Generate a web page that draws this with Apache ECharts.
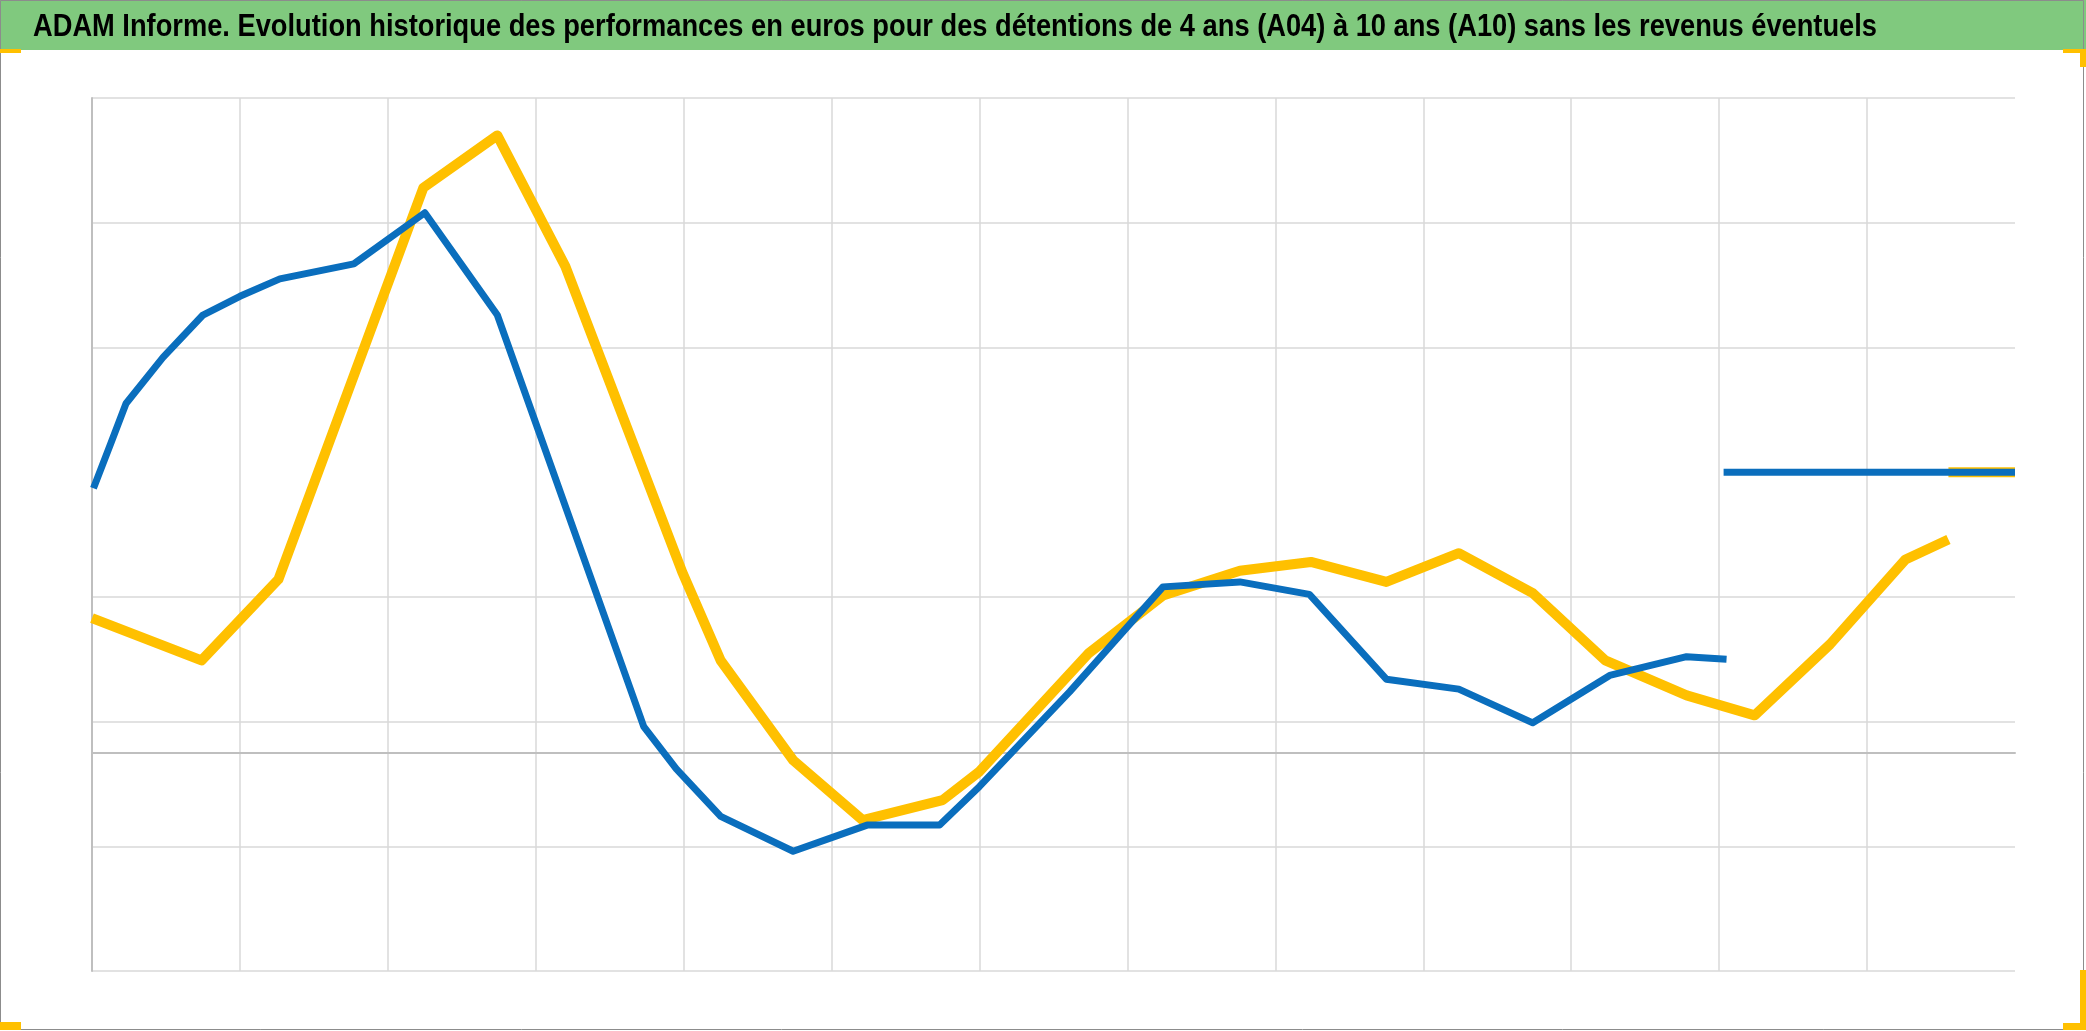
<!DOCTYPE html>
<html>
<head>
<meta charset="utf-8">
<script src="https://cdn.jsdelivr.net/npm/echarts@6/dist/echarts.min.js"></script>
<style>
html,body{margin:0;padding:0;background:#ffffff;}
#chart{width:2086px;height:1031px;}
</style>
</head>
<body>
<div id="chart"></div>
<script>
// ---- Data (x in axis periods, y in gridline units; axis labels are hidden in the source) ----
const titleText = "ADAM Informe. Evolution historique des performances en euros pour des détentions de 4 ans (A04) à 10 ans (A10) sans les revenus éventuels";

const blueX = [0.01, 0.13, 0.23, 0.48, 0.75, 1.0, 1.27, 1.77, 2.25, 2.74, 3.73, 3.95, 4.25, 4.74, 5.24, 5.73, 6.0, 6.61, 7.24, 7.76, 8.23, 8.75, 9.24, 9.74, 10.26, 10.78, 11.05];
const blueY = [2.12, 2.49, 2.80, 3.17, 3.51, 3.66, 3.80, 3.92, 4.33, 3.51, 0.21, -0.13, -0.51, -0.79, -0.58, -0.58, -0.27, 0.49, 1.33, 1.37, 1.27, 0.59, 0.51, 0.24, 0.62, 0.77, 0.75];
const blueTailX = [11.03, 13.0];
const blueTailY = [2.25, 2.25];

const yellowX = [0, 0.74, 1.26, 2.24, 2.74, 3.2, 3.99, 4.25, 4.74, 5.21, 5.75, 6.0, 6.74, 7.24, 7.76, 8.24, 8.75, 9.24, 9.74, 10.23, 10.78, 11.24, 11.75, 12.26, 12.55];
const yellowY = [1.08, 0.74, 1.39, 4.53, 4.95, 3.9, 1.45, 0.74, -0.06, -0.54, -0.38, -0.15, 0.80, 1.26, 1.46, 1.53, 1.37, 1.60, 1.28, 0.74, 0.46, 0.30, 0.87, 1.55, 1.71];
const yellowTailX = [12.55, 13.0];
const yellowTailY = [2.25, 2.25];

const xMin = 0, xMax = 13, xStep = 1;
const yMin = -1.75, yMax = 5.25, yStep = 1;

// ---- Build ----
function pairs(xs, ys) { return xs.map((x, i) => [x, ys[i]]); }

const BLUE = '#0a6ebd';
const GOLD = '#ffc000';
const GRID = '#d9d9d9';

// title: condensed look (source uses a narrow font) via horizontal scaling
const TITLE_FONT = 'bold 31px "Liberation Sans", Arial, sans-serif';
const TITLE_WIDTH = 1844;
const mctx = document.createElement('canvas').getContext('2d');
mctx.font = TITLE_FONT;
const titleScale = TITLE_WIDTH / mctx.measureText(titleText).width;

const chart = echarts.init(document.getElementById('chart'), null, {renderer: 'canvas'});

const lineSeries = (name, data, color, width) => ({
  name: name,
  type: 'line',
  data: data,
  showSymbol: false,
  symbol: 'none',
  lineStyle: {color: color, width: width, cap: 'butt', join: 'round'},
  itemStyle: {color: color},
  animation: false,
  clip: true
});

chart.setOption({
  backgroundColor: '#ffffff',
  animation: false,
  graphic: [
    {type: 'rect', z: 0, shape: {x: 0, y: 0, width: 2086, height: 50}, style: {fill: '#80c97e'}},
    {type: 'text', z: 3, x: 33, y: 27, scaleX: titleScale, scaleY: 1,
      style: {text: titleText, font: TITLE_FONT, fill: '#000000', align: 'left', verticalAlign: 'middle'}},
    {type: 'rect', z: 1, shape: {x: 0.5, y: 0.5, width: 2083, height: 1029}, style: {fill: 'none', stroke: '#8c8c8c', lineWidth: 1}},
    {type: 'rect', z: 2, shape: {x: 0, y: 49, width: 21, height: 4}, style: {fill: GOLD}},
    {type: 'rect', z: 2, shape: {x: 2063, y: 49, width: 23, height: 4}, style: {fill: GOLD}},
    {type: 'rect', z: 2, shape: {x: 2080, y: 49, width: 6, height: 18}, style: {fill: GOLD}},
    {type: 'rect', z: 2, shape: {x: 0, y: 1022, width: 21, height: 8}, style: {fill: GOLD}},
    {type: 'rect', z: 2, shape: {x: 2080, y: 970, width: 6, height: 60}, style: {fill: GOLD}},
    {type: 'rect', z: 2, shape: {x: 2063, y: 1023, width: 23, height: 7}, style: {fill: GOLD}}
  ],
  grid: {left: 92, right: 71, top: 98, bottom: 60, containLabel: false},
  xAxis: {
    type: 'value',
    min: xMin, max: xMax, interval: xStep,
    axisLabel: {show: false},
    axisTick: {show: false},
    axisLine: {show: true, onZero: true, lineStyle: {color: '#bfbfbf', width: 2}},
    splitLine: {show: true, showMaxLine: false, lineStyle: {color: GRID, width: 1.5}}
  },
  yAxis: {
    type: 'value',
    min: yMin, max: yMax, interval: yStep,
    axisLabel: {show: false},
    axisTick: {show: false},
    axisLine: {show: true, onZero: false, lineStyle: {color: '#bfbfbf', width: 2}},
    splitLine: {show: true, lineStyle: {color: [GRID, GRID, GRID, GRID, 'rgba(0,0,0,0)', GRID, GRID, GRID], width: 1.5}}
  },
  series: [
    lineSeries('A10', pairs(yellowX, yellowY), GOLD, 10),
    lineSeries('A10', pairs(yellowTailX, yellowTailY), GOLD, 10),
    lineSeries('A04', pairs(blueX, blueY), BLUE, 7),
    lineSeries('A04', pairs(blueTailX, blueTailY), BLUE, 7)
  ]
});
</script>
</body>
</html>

════════════════

▶ **Task**: Leave every image out, and retype the material exactly.

▶ **Answer below**:
Generate a web page that draws this with Apache ECharts.
<!DOCTYPE html>
<html>
<head>
<meta charset="utf-8">
<script src="https://cdn.jsdelivr.net/npm/echarts@6/dist/echarts.min.js"></script>
<style>
html,body{margin:0;padding:0;background:#ffffff;}
#chart{width:2086px;height:1031px;}
</style>
</head>
<body>
<div id="chart"></div>
<script>
// ---- Data (x in axis periods, y in gridline units; axis labels are hidden in the source) ----
const titleText = "ADAM Informe. Evolution historique des performances en euros pour des détentions de 4 ans (A04) à 10 ans (A10) sans les revenus éventuels";

const blueX = [0.01, 0.13, 0.23, 0.48, 0.75, 1.0, 1.27, 1.77, 2.25, 2.74, 3.73, 3.95, 4.25, 4.74, 5.24, 5.73, 6.0, 6.61, 7.24, 7.76, 8.23, 8.75, 9.24, 9.74, 10.26, 10.78, 11.05];
const blueY = [2.12, 2.49, 2.80, 3.17, 3.51, 3.66, 3.80, 3.92, 4.33, 3.51, 0.21, -0.13, -0.51, -0.79, -0.58, -0.58, -0.27, 0.49, 1.33, 1.37, 1.27, 0.59, 0.51, 0.24, 0.62, 0.77, 0.75];
const blueTailX = [11.03, 13.0];
const blueTailY = [2.25, 2.25];

const yellowX = [0, 0.74, 1.26, 2.24, 2.74, 3.2, 3.99, 4.25, 4.74, 5.21, 5.75, 6.0, 6.74, 7.24, 7.76, 8.24, 8.75, 9.24, 9.74, 10.23, 10.78, 11.24, 11.75, 12.26, 12.55];
const yellowY = [1.08, 0.74, 1.39, 4.53, 4.95, 3.9, 1.45, 0.74, -0.06, -0.54, -0.38, -0.15, 0.80, 1.26, 1.46, 1.53, 1.37, 1.60, 1.28, 0.74, 0.46, 0.30, 0.87, 1.55, 1.71];
const yellowTailX = [12.55, 13.0];
const yellowTailY = [2.25, 2.25];

const xMin = 0, xMax = 13, xStep = 1;
const yMin = -1.75, yMax = 5.25, yStep = 1;

// ---- Build ----
function pairs(xs, ys) { return xs.map((x, i) => [x, ys[i]]); }

const BLUE = '#0a6ebd';
const GOLD = '#ffc000';
const GRID = '#d9d9d9';

// title: condensed look (source uses a narrow font) via horizontal scaling
const TITLE_FONT = 'bold 31px "Liberation Sans", Arial, sans-serif';
const TITLE_WIDTH = 1844;
const mctx = document.createElement('canvas').getContext('2d');
mctx.font = TITLE_FONT;
const titleScale = TITLE_WIDTH / mctx.measureText(titleText).width;

const chart = echarts.init(document.getElementById('chart'), null, {renderer: 'canvas'});

const lineSeries = (name, data, color, width) => ({
  name: name,
  type: 'line',
  data: data,
  showSymbol: false,
  symbol: 'none',
  lineStyle: {color: color, width: width, cap: 'butt', join: 'round'},
  itemStyle: {color: color},
  animation: false,
  clip: true
});

chart.setOption({
  backgroundColor: '#ffffff',
  animation: false,
  graphic: [
    {type: 'rect', z: 0, shape: {x: 0, y: 0, width: 2086, height: 50}, style: {fill: '#80c97e'}},
    {type: 'text', z: 3, x: 33, y: 27, scaleX: titleScale, scaleY: 1,
      style: {text: titleText, font: TITLE_FONT, fill: '#000000', align: 'left', verticalAlign: 'middle'}},
    {type: 'rect', z: 1, shape: {x: 0.5, y: 0.5, width: 2083, height: 1029}, style: {fill: 'none', stroke: '#8c8c8c', lineWidth: 1}},
    {type: 'rect', z: 2, shape: {x: 0, y: 49, width: 21, height: 4}, style: {fill: GOLD}},
    {type: 'rect', z: 2, shape: {x: 2063, y: 49, width: 23, height: 4}, style: {fill: GOLD}},
    {type: 'rect', z: 2, shape: {x: 2080, y: 49, width: 6, height: 18}, style: {fill: GOLD}},
    {type: 'rect', z: 2, shape: {x: 0, y: 1022, width: 21, height: 8}, style: {fill: GOLD}},
    {type: 'rect', z: 2, shape: {x: 2080, y: 970, width: 6, height: 60}, style: {fill: GOLD}},
    {type: 'rect', z: 2, shape: {x: 2063, y: 1023, width: 23, height: 7}, style: {fill: GOLD}}
  ],
  grid: {left: 92, right: 71, top: 98, bottom: 60, containLabel: false},
  xAxis: {
    type: 'value',
    min: xMin, max: xMax, interval: xStep,
    axisLabel: {show: false},
    axisTick: {show: false},
    axisLine: {show: true, onZero: true, lineStyle: {color: '#bfbfbf', width: 2}},
    splitLine: {show: true, showMaxLine: false, lineStyle: {color: GRID, width: 1.5}}
  },
  yAxis: {
    type: 'value',
    min: yMin, max: yMax, interval: yStep,
    axisLabel: {show: false},
    axisTick: {show: false},
    axisLine: {show: true, onZero: false, lineStyle: {color: '#bfbfbf', width: 2}},
    splitLine: {show: true, lineStyle: {color: [GRID, GRID, GRID, GRID, 'rgba(0,0,0,0)', GRID, GRID, GRID], width: 1.5}}
  },
  series: [
    lineSeries('A10', pairs(yellowX, yellowY), GOLD, 10),
    lineSeries('A10', pairs(yellowTailX, yellowTailY), GOLD, 10),
    lineSeries('A04', pairs(blueX, blueY), BLUE, 7),
    lineSeries('A04', pairs(blueTailX, blueTailY), BLUE, 7)
  ]
});
</script>
</body>
</html>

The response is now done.